Q: How the Typewriter Got Its Keys

The typewriter keyboard used almost universally in America (and with some variations throughout much of the world) was created by Christopher Latham Sholes, Carlos Glidden, and S. W. Soule around 1870. It's sometimes known as the Universal keyboard, but perhaps more commonly known as the QWERTY keyboard, after the first six letters in the upper left of the keyboard. (Ever tried to type "QWERTY"? If you're used to touch typing, it's a little strange to type a series of letters that lie next to each other...)

QWERTY telephone
QWERTY telephone

One of the design goals of the QWERTY keyboard was to separate frequently used pairs of letters, to prevent pairs of typebars from striking the platen at the same time and sticking together. The ordering of the keys may have been intended to physically separate pairs of typebars (since two typebars next to each other would jam more easily than two on opposite sides of the typewriter). Alternatively, it may have been because at the time, nobody had thought of touch typing, so the expectation was that people using the typewriter would use a two-finger hunt-and-peck approach; so separating common letter pairs spatially made it difficult to strike them in rapid succession.

QWERTY piano keys
QWERTY piano keys

There may have been other design goals as well. For instance, one story (which I gather is false) claims that all of the letters in the word "typewriter" were placed in the top row of letters in order to make it easier for salespeople to show off the machine's capabilities. (Such kludging-for-demos is of course common in today's software industry.) Another claim is that the letters roughly followed the arrangement of type in a printer's case, though I doubt that as well.

QWERTY checkerboard
QWERTY checkerboard

Whatever the goals, the resulting design placed the keys in an order that doesn't look remotely like the standard ordering of the letters in our alphabet. (An ordering, by the way, which I've usually taken for granted, but which is itself fairly arbitrary, at least from a modern point of view.) The cartoons reproduced here (created by Jim Moskowitz) show what might happen if we took a similar approach to re-ordering other common devices.

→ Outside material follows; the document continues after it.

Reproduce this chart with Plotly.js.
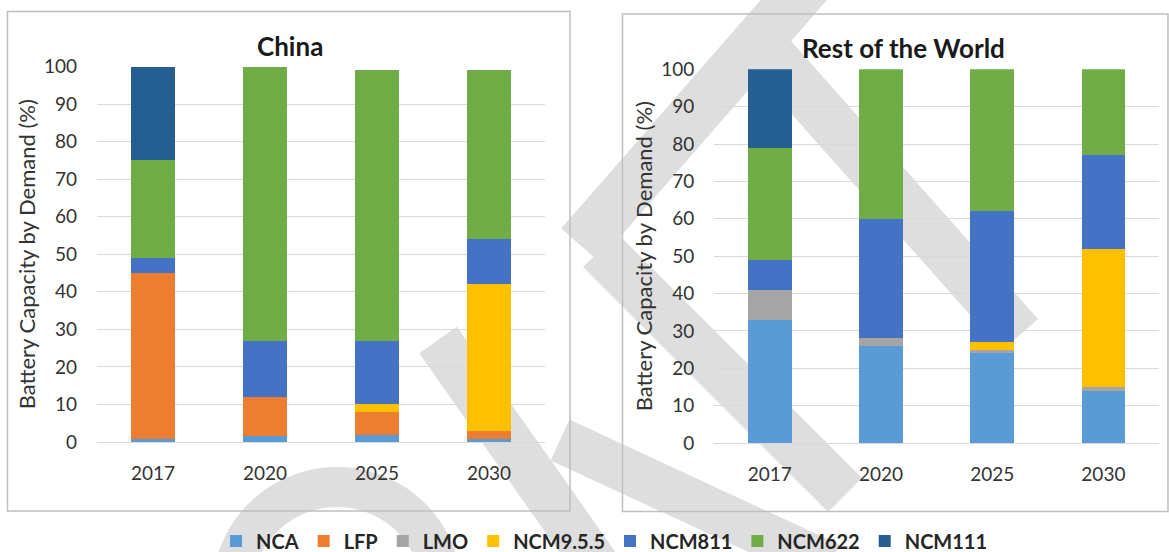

(As a side note, I had long believed that the alternate keyboard invented by Dr. August Dvorak was demonstrably superior to the QWERTY keyboard in a variety of ways; but a source I've recently encountered (though not entirely unbiased, as the authors were attempting to prove a point in economics) indicates that the few reliable controlled scientific studies that have been performed show little if any difference in speed of typing between experienced typists retrained on Dvorak keyboards and experienced typists given further training on QWERTY keyboards. The Dvorak keyboard may in fact be superior, particularly in reducing repetitive stress injuries, but has not yet been thoroughly proven to be superior.)

QWERTY clock
QWERTY clock

Jim points out that the clock example is particularly interesting, since it applies a discrete system to a continuum; even if you could use the QWERTY clock to usefully tell time, what would it mean for a hand to be between two numbers? My solution is to make the hour hand jump discretely from one number to the next, rather than slowly shifting position over the course of an hour.

On a related note, Mark-Jason Dominus has helpfully provided a QWERTY-sort word list, in which "alphabetical" order is determined by the order of the letters on a typewriter keyboard. After all, since it's unlikely that we're going to change the typewriter keyboard configuration, we might as well be consistent and re-order our dictionaries to fit... (If we were to decide on a different order, of course, the perl program Dominus wrote to sort a standard dictionary file into QWERTY order could easily be modified to sort in any new alphabetical order.) The list starts out with q, QED, queer, queen, and query, and ends with mnemonic.